start Provided material

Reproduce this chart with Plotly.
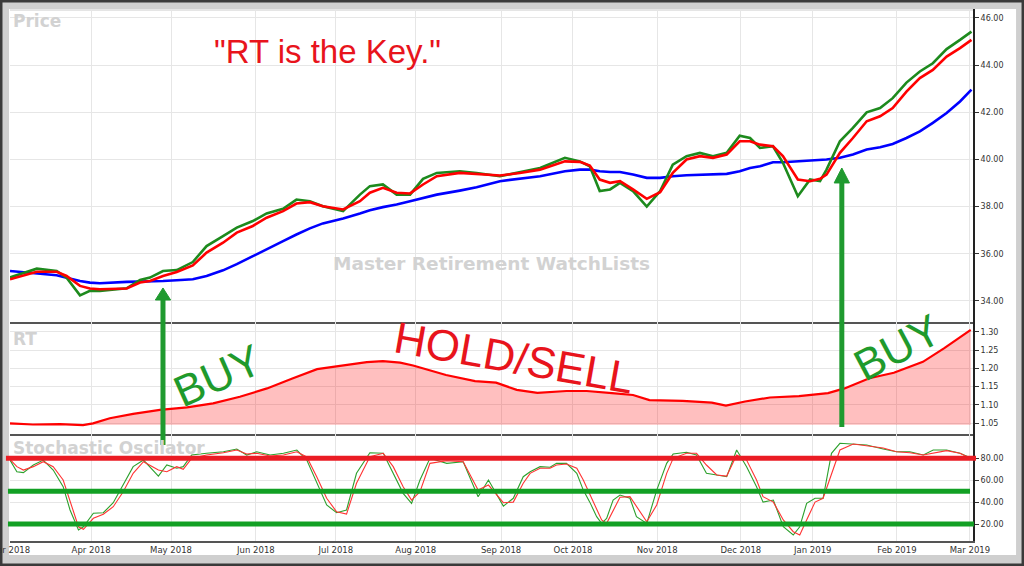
import plotly.graph_objects as go

# ---------------- data ----------------
month_labels = ["Mar 2018", "Apr 2018", "May 2018", "Jun 2018", "Jul 2018", "Aug 2018",
                "Sep 2018", "Oct 2018", "Nov 2018", "Dec 2018", "Jan 2019", "Feb 2019", "Mar 2019"]
month_pos = [0, 21.2, 42.1, 64.3, 85.2, 106.1, 128.4, 147.2, 169.2, 191.1, 209.9, 231.9, 251.0]

# trading-day index of each sample
price_x = [0, 7.0, 12.2, 14.8, 18.3, 20.9, 23.5, 30.5, 34.0, 36.6, 40.0, 43.6, 47.8, 51.4, 55.7,
           59.3, 63.5, 67.1, 71.4, 74.9, 78.4, 81.8, 87.1, 91.5, 94.1, 97.5, 101.1, 104.6, 108.0,
           111.6, 117.6, 122.0, 128.1, 133.3, 138.6, 145.1, 149.0, 151.6, 154.2, 156.9, 159.5,
           162.9, 166.5, 170.0, 173.3, 176.9, 180.4, 183.8, 187.4, 190.8, 193.5, 196.1, 199.5,
           202.1, 206.0, 209.2, 211.8, 213.5, 217.0, 220.4, 224.0, 227.5, 230.8, 234.4, 237.9,
           241.3, 244.9, 248.4, 251.4]
price_green = [35.00, 35.37, 35.27, 34.99, 34.24, 34.43, 34.43, 34.54, 34.89, 34.99, 35.27, 35.31,
               35.65, 36.33, 36.75, 37.11, 37.39, 37.71, 37.91, 38.30, 38.23, 38.02, 37.81, 38.51,
               38.87, 38.94, 38.51, 38.51, 39.18, 39.43, 39.50, 39.43, 39.29, 39.46, 39.64, 40.07,
               39.92, 39.71, 38.66, 38.73, 39.01, 38.66, 38.00, 38.66, 39.78, 40.14, 40.28, 40.14,
               40.28, 41.01, 40.91, 40.49, 40.56, 39.86, 38.44, 39.15, 39.08, 39.57, 40.77, 41.34,
               42.00, 42.18, 42.60, 43.26, 43.73, 44.08, 44.68, 45.07, 45.42]
price_red = [34.92, 35.24, 35.24, 35.06, 34.64, 34.53, 34.50, 34.53, 34.78, 34.85, 35.06, 35.23,
             35.51, 36.05, 36.47, 36.90, 37.18, 37.53, 37.81, 38.13, 38.19, 38.02, 37.88, 38.23,
             38.59, 38.80, 38.59, 38.56, 38.94, 39.29, 39.43, 39.39, 39.32, 39.43, 39.57, 39.92,
             39.90, 39.74, 39.15, 39.01, 39.08, 38.73, 38.33, 38.61, 39.43, 40.00, 40.14, 40.07,
             40.21, 40.77, 40.77, 40.63, 40.56, 40.14, 39.15, 39.08, 39.18, 39.36, 40.28, 40.91,
             41.62, 41.83, 42.18, 42.88, 43.45, 43.80, 44.36, 44.72, 45.07]
price_blue = [35.27, 35.16, 35.09, 34.99, 34.85, 34.78, 34.75, 34.81, 34.82, 34.85, 34.85, 34.88,
              34.92, 35.06, 35.30, 35.56, 35.91, 36.19, 36.54, 36.82, 37.08, 37.29, 37.50, 37.71,
              37.85, 37.98, 38.09, 38.23, 38.38, 38.51, 38.68, 38.82, 39.08, 39.18, 39.29, 39.50,
              39.57, 39.57, 39.50, 39.47, 39.47, 39.36, 39.22, 39.22, 39.29, 39.33, 39.36, 39.36,
              39.39, 39.50, 39.64, 39.71, 39.88, 39.88, 39.92, 39.97, 40.00, 40.00, 40.07, 40.21,
              40.42, 40.52, 40.66, 40.91, 41.19, 41.55, 41.97, 42.46, 42.96]

rt_x = [0, 6.0, 13.1, 19.1, 21.7, 26.1, 32.2, 39.2, 46.3, 53.1, 60.1, 67.2, 74.0, 80.3, 86.3,
        93.3, 97.5, 102.0, 105.4, 114.0, 121.6, 127.1, 132.5, 137.9, 145.5, 150.8, 157.4, 162.9,
        167.2, 175.9, 183.5, 187.2, 192.2, 198.7, 206.3, 213.9, 218.2, 224.7, 231.1, 238.7,
        244.2, 251.2]
rt_values = [1.049, 1.046, 1.047, 1.044, 1.049, 1.063, 1.075, 1.086, 1.093, 1.104, 1.122, 1.145,
             1.173, 1.198, 1.207, 1.217, 1.220, 1.216, 1.208, 1.182, 1.165, 1.161, 1.141, 1.133,
             1.138, 1.138, 1.132, 1.127, 1.113, 1.111, 1.106, 1.098, 1.109, 1.120, 1.124, 1.132,
             1.145, 1.173, 1.188, 1.218, 1.255, 1.306]
rt_floor = 1.045

stoch_x = [0, 1.8, 3.5, 6.1, 8.7, 11.3, 13.9, 15.7, 17.9, 19.2, 21.8, 24.4, 27.0, 29.6, 32.2,
           34.9, 38.8, 41.0, 43.6, 45.3, 47.5, 51.4, 55.8, 59.3, 61.9, 64.5, 68.0, 71.5, 75.0,
           77.6, 80.2, 82.8, 85.4, 88.0, 90.6, 94.1, 97.6, 100.2, 102.8, 105.0, 107.2, 109.8,
           114.2, 118.5, 122.4, 125.1, 129.0, 131.6, 134.2, 136.0, 138.6, 141.2, 142.9, 145.5,
           148.2, 149.9, 151.6, 153.4, 154.7, 156.0, 157.7, 159.5, 162.1, 163.8, 166.5, 169.1,
           171.7, 173.4, 176.9, 179.5, 182.1, 184.8, 187.4, 190.0, 192.6, 195.2, 196.9, 199.6,
           202.2, 204.8, 206.5, 208.3, 210.5, 212.6, 214.8, 217.0, 220.5, 224.0, 228.3, 231.8,
           235.3, 238.8, 241.4, 244.9, 248.4, 250.5]
stoch_k = [78.4, 67.8, 66.9, 73.9, 78.4, 69.3, 54.1, 32.8, 14.5, 17.5, 29.8, 30.3, 39.5, 55.6,
           72.4, 78.4, 63.8, 73.9, 70.9, 72.4, 83.0, 84.6, 86.0, 88.5, 83.0, 86.0, 83.0, 84.6,
           87.6, 78.4, 57.2, 37.4, 30.3, 32.8, 66.3, 85.1, 84.6, 66.3, 48.0, 38.9, 60.2, 80.0,
           75.4, 76.9, 44.9, 60.2, 36.4, 43.5, 63.2, 67.8, 72.4, 71.8, 75.4, 75.4, 66.3, 51.0,
           40.0, 26.7, 20.6, 25.2, 41.9, 46.5, 43.5, 26.7, 20.6, 51.0, 75.4, 83.9, 85.5, 83.0,
           66.3, 64.8, 63.2, 87.6, 72.4, 54.1, 40.0, 41.9, 17.5, 10.0, 17.5, 38.9, 43.5, 43.5,
           84.6, 93.7, 93.1, 92.2, 88.5, 86.0, 86.0, 83.0, 87.6, 87.6, 84.6, 81.5]
stoch_d = [79.0, 72.4, 69.3, 72.4, 76.9, 72.4, 60.2, 41.9, 17.5, 15.2, 25.2, 28.9, 35.8, 49.5,
           66.3, 76.9, 69.3, 67.8, 72.4, 70.0, 80.0, 83.0, 85.1, 87.6, 83.9, 84.6, 82.1, 83.0,
           86.0, 81.2, 63.2, 43.5, 31.2, 29.1, 57.2, 81.5, 84.6, 72.4, 54.1, 41.9, 49.5, 75.4,
           77.8, 76.9, 51.0, 55.6, 39.5, 40.0, 57.2, 66.3, 70.9, 70.9, 73.9, 74.8, 70.9, 60.2,
           47.5, 32.8, 23.7, 20.6, 32.8, 44.4, 45.0, 35.8, 22.1, 37.4, 66.3, 80.0, 84.6, 84.6,
           73.9, 64.8, 63.8, 83.0, 78.4, 60.2, 45.0, 40.0, 23.7, 13.0, 10.0, 23.7, 40.0, 43.5,
           66.3, 87.6, 93.1, 91.6, 89.5, 86.0, 85.1, 83.0, 84.6, 87.0, 84.6, 80.9]

price_ticks = [34, 36, 38, 40, 42, 44, 46]
rt_ticks = [1.05, 1.10, 1.15, 1.20, 1.25, 1.30]
stoch_ticks = [20, 40, 60, 80]
stoch_levels = [80, 50, 20]
stoch_level_colors = ["#ea1c24", "#12a024", "#12a024"]

# ---------------- styling ----------------
GRID = "#e6e6e6"
TICKFONT = dict(family="DejaVu Sans", size=8, color="#333333")
LABELFONT = dict(family="DejaVu Sans", size=17, color="#d2d2d2", weight="bold")
ANNFONT = "Liberation Sans, Arial, sans-serif"

fig = go.Figure()

# price panel
fig.add_trace(go.Scatter(x=price_x, y=price_blue, mode="lines",
                         line=dict(color="#0000ff", width=2.6), xaxis="x", yaxis="y"))
fig.add_trace(go.Scatter(x=price_x, y=price_green, mode="lines",
                         line=dict(color="#1d8a1d", width=2.6), xaxis="x", yaxis="y"))
fig.add_trace(go.Scatter(x=price_x, y=price_red, mode="lines",
                         line=dict(color="#ff0000", width=2.6), xaxis="x", yaxis="y"))

# RT panel (filled down to floor)
fig.add_trace(go.Scatter(x=rt_x, y=[rt_floor] * len(rt_x), mode="lines",
                         line=dict(width=0, color="rgba(0,0,0,0)"), xaxis="x2", yaxis="y2",
                         hoverinfo="skip"))
fig.add_trace(go.Scatter(x=rt_x, y=rt_values, mode="lines", fill="tonexty",
                         fillcolor="rgba(255,0,0,0.25)",
                         line=dict(color="#ff0000", width=2.2), xaxis="x2", yaxis="y2"))

# stochastic panel
fig.add_trace(go.Scatter(x=stoch_x, y=stoch_k, mode="lines",
                         line=dict(color="#2ca02c", width=1.1), xaxis="x3", yaxis="y3"))
fig.add_trace(go.Scatter(x=stoch_x, y=stoch_d, mode="lines",
                         line=dict(color="#ff3333", width=1.1), xaxis="x3", yaxis="y3"))

xrange = [0, 251.8]
common_x = dict(range=xrange, tickvals=month_pos, ticktext=month_labels, showgrid=True,
                gridcolor=GRID, gridwidth=1, zeroline=False, showline=True,
                linecolor="#555555", linewidth=2, ticks="", fixedrange=True,
                ticklabeloverflow="allow", automargin=False)
common_y = dict(side="right", showgrid=True, gridcolor=GRID, gridwidth=1, zeroline=False,
                showline=True, linecolor="#222222", linewidth=2, ticks="outside", ticklen=4,
                tickcolor="#333333", tickfont=TICKFONT, tickformat=".2f", fixedrange=True,
                automargin=False)

shapes = []
# outer frame: dark border, grey band, white inner
shapes.append(dict(type="rect", xref="paper", yref="paper", x0=-0.0104, x1=1.0530,
                   y0=-0.0470, y1=1.0169, fillcolor="#cfcfcf",
                   line=dict(color="#3a3a3a", width=5), layer="below"))
shapes.append(dict(type="rect", xref="paper", yref="paper", x0=-0.0010, x1=1.0447,
                   y0=-0.0263, y1=1.0, fillcolor="#ffffff", line=dict(width=0), layer="below"))
# top border line of plot
shapes.append(dict(type="line", xref="paper", yref="paper", x0=0, x1=1, y0=0.998, y1=0.998,
                   line=dict(color="#dcdcdc", width=1.5), layer="below"))
# stochastic thick level lines
level_x = [(-0.0042, 1.0031), (-0.0021, 0.9969), (-0.0021, 1.0010)]
for lv, col, (a, b) in zip(stoch_levels, stoch_level_colors, level_x):
    shapes.append(dict(type="line", xref="paper", yref="y3", x0=a, x1=b, y0=lv, y1=lv,
                       line=dict(color=col, width=5)))

# BUY arrows
ARROW = "#1f9a2f"
for ax, ybot, yneck, ytip in [(40.0, 0.1805, 0.4530, 0.4756), (217.5, 0.2143, 0.6730, 0.7011)]:
    shapes.append(dict(type="line", xref="x", yref="paper", x0=ax, x1=ax, y0=ybot, y1=yneck,
                       line=dict(color=ARROW, width=5)))
    shapes.append(dict(type="path", xref="x", yref="paper",
                       path=f"M {ax-2.0} {yneck} L {ax+2.0} {yneck} L {ax} {ytip} Z",
                       fillcolor=ARROW, line=dict(color=ARROW, width=1)))

annotations = [
    dict(text="Price", x=0.001, y=0.9774, xref="paper", yref="paper", xanchor="left",
         yanchor="middle", showarrow=False, font=LABELFONT),
    dict(text="RT", x=0.001, y=0.3797, xref="paper", yref="paper", xanchor="left",
         yanchor="middle", showarrow=False, font=LABELFONT),
    dict(text="Stochastic Oscilator", x=0.001, y=0.1745, xref="paper", yref="paper",
         xanchor="left", yanchor="middle", showarrow=False, font=LABELFONT),
    dict(text="Master Retirement WatchLists", x=0.5005, y=0.5207, xref="paper", yref="paper",
         xanchor="center", yanchor="middle", showarrow=False,
         font=dict(LABELFONT, size=18.5)),
    dict(text="\"RT is the Key.\"", x=0.3302, y=0.9192, xref="paper", yref="paper",
         xanchor="center", yanchor="middle", showarrow=False,
         font=dict(family=ANNFONT, size=33, color="#e8141c")),
    dict(text="BUY", x=0.2150, y=0.3120, xref="paper", yref="paper", xanchor="center",
         yanchor="middle", showarrow=False, textangle=-24,
         font=dict(family=ANNFONT, size=44, color="#1f9a2c")),
    dict(text="HOLD/SELL", x=0.5234, y=0.3440, xref="paper", yref="paper", xanchor="center",
         yanchor="middle", showarrow=False, textangle=10,
         font=dict(family=ANNFONT, size=44, color="#e8141c")),
    dict(text="BUY", x=0.9210, y=0.3640, xref="paper", yref="paper", xanchor="center",
         yanchor="middle", showarrow=False, textangle=-28,
         font=dict(family=ANNFONT, size=44, color="#1f9a2c")),
]

fig.update_layout(
    width=1024, height=566,
    margin=dict(l=10, r=51, t=9, b=25, pad=0, autoexpand=False),
    paper_bgcolor="#ffffff", plot_bgcolor="#ffffff",
    showlegend=False,
    xaxis=dict(common_x, anchor="y", showticklabels=False, domain=[0, 1]),
    xaxis2=dict(common_x, anchor="y2", showticklabels=False, domain=[0, 1]),
    xaxis3=dict(common_x, anchor="y3", showticklabels=True, domain=[0, 1],
                tickfont=dict(family="DejaVu Sans", size=8.5, color="#333333")),
    yaxis=dict(common_y, anchor="x", domain=[0.4117, 1.0], range=[33.11, 46.38],
               tickvals=price_ticks),
    yaxis2=dict(common_y, anchor="x2", domain=[0.2011, 0.4117], range=[1.0198, 1.3275],
                tickvals=rt_ticks),
    yaxis3=dict(common_y, anchor="x3", domain=[0, 0.2011], range=[4.5, 102.2],
                tickvals=stoch_ticks),
    shapes=shapes,
    annotations=annotations,
)

fig.write_html("out.html", config={"displayModeBar": False},
               post_script="document.body.style.margin='0';")
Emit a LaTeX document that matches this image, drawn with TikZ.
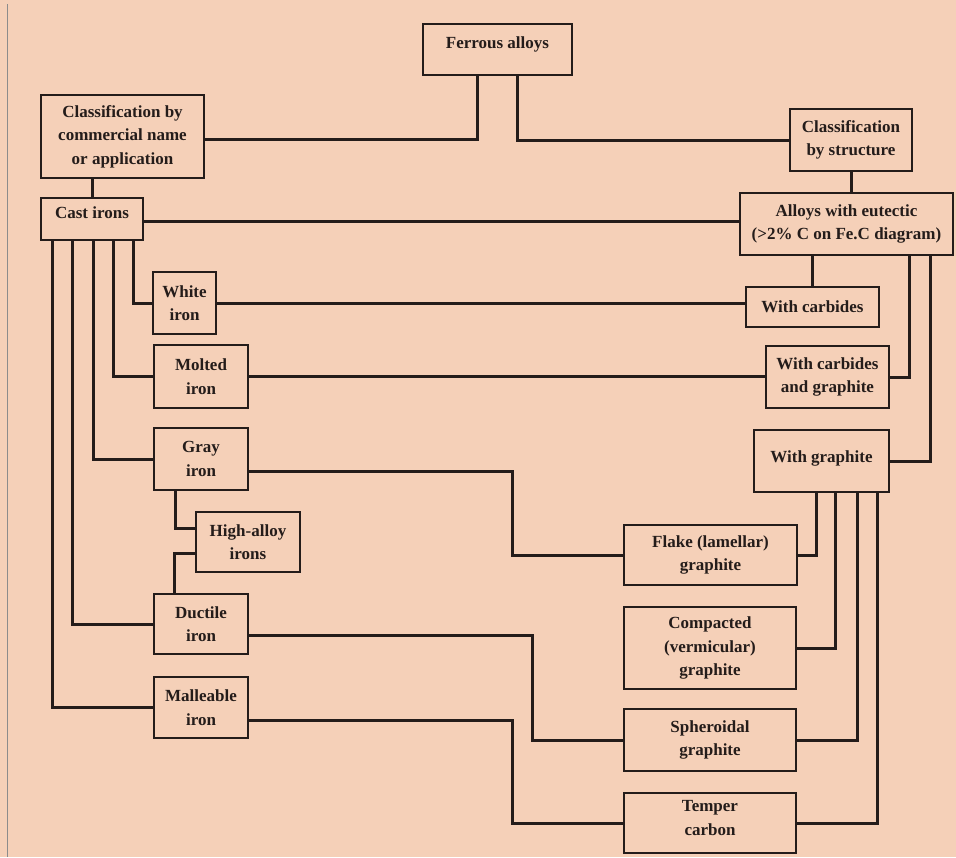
\documentclass[tikz,border=0pt]{standalone}
\usepackage{fontspec}
\setmainfont{Liberation Serif}
\definecolor{peach}{RGB}{245,208,184}
\definecolor{ink}{RGB}{36,28,26}

\begin{document}
\begin{tikzpicture}[
  x=1pt, y=-1pt,
  font=\bfseries\fontsize{17}{23.5}\selectfont,
  box/.style={rectangle, draw=ink, line width=2.7pt, fill=peach, align=center, text=ink, inner sep=1pt},
  wh/.style 2 args={minimum width=#1pt, minimum height=#2pt},
  wire/.style={draw=ink, line width=3pt},
  rule/.style={draw=black!45, line width=1pt}
]
  \fill[peach] (0,0) rectangle (956,857);
  \useasboundingbox (0,0) rectangle (956,857);
  \draw[rule] (7,4) -- (7,857);

  % top level
  \node[box, wh={149}{51}] (ferrous) at (497.5,49.5) {\raisebox{5pt}[\height][\depth]{Ferrous alloys}};
  \node[box, wh={163}{83}] (commercial) at (122.5,136.5) {Classification by\\commercial name\\or application};
  \node[box, wh={122}{62}] (structure) at (851,140) {Classification\\by structure};

  % left column
  \node[box, wh={102}{42}] (cast) at (92,219) {\raisebox{6pt}[\height][\depth]{Cast irons}};
  \node[box, wh={63}{62}] (white) at (184.5,303) {White\\iron};
  \node[box, wh={94}{63}] (molted) at (201,376.5) {Molted\\iron};
  \node[box, wh={94}{62}] (gray) at (201,459) {Gray\\iron};
  \node[box, wh={104}{60}] (highalloy) at (248,542) {High-alloy\\irons};
  \node[box, wh={94}{60}] (ductile) at (201,624) {Ductile\\iron};
  \node[box, wh={94}{61}] (malleable) at (201,707.5) {Malleable\\iron};

  % right column
  \node[box, wh={213}{62}] (eutectic) at (846.5,224) {Alloys with eutectic\\(>2\% C on Fe.C diagram)};
  \node[box, wh={133}{40}] (carbides) at (812.5,307) {With carbides};
  \node[box, wh={123}{62}] (carbgraph) at (827.5,377) {With carbides\\and graphite};
  \node[box, wh={135}{62}] (withgraph) at (821.5,461) {\raisebox{3pt}[\height][\depth]{With graphite}};
  \node[box, wh={173}{60}] (flake) at (710.5,555) {Flake (lamellar)\\graphite};
  \node[box, wh={172}{82}] (compacted) at (710,648) {Compacted\\(vermicular)\\graphite};
  \node[box, wh={172}{62}] (spheroidal) at (710,740) {Spheroidal\\graphite};
  \node[box, wh={172}{60}] (temper) at (710,823) {\raisebox{5pt}[\height][\depth]{Temper}\\\raisebox{5pt}[\height][\depth]{carbon}};

  \coordinate (colA) at (512,0);
  \coordinate (colB) at (532,0);

  % ferrous alloys
  \draw[wire] ([xshift=-20.5pt]ferrous.south) |- ([yshift=-2.5pt]commercial.east);
  \draw[wire] ([xshift=19.5pt]ferrous.south) |- (structure.west);
  \draw[wire] (cast.north) -- (cast.north |- commercial.south);
  \draw[wire] (structure.south) -- (structure.south |- eutectic.north);
  \draw[wire] ([yshift=-2pt]cast.east) -- ([yshift=-2pt]cast.east -| eutectic.west);

  % cast irons
  \draw[wire] ([xshift=41pt]cast.south) |- (white.west);
  \draw[wire] ([xshift=21pt]cast.south) |- (molted.west);
  \draw[wire] ([xshift=1pt]cast.south) |- (gray.west);
  \draw[wire] ([xshift=-20pt]cast.south) |- (ductile.west);
  \draw[wire] ([xshift=-40pt]cast.south) |- (malleable.west);
  \draw[wire] ([xshift=-26pt]gray.south) |- ([yshift=14pt]highalloy.west);
  \draw[wire] ([yshift=-11pt]highalloy.west) -| ([xshift=-27pt]ductile.north);

  % cross links
  \draw[wire] (white.east) -- (white.east -| carbides.west);
  \draw[wire] (molted.east) -- (molted.east -| carbgraph.west);
  \draw[wire] ([yshift=-12pt]gray.east) -| (colA |- flake.west) -- (flake.west);
  \draw[wire] ([yshift=-11pt]ductile.east) -| (colB |- spheroidal.west) -- (spheroidal.west);
  \draw[wire] ([yshift=-13pt]malleable.east) -| (colA |- temper.west) -- (temper.west);

  % structure side
  \draw[wire] (carbides.north) -- (carbides.north |- eutectic.south);
  \draw[wire] ([xshift=62.5pt]eutectic.south) |- (carbgraph.east);
  \draw[wire] ([xshift=83.5pt]eutectic.south) |- (withgraph.east);
  \draw[wire] ([xshift=-5.5pt]withgraph.south) |- (flake.east);
  \draw[wire] ([xshift=13.5pt]withgraph.south) |- (compacted.east);
  \draw[wire] ([xshift=35.5pt]withgraph.south) |- (spheroidal.east);
  \draw[wire] ([xshift=55.5pt]withgraph.south) |- (temper.east);
\end{tikzpicture}
\end{document}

end Provided material

**Problem**. Write out exactly the opening lines of the data, stopping after the line that holds "209.9, 231.9, 251.0]". Exclude pictures.

**Output**.
Reproduce this chart with Plotly.
import plotly.graph_objects as go

# ---------------- data ----------------
month_labels = ["Mar 2018", "Apr 2018", "May 2018", "Jun 2018", "Jul 2018", "Aug 2018",
                "Sep 2018", "Oct 2018", "Nov 2018", "Dec 2018", "Jan 2019", "Feb 2019", "Mar 2019"]
month_pos = [0, 21.2, 42.1, 64.3, 85.2, 106.1, 128.4, 147.2, 169.2, 191.1, 209.9, 231.9, 251.0]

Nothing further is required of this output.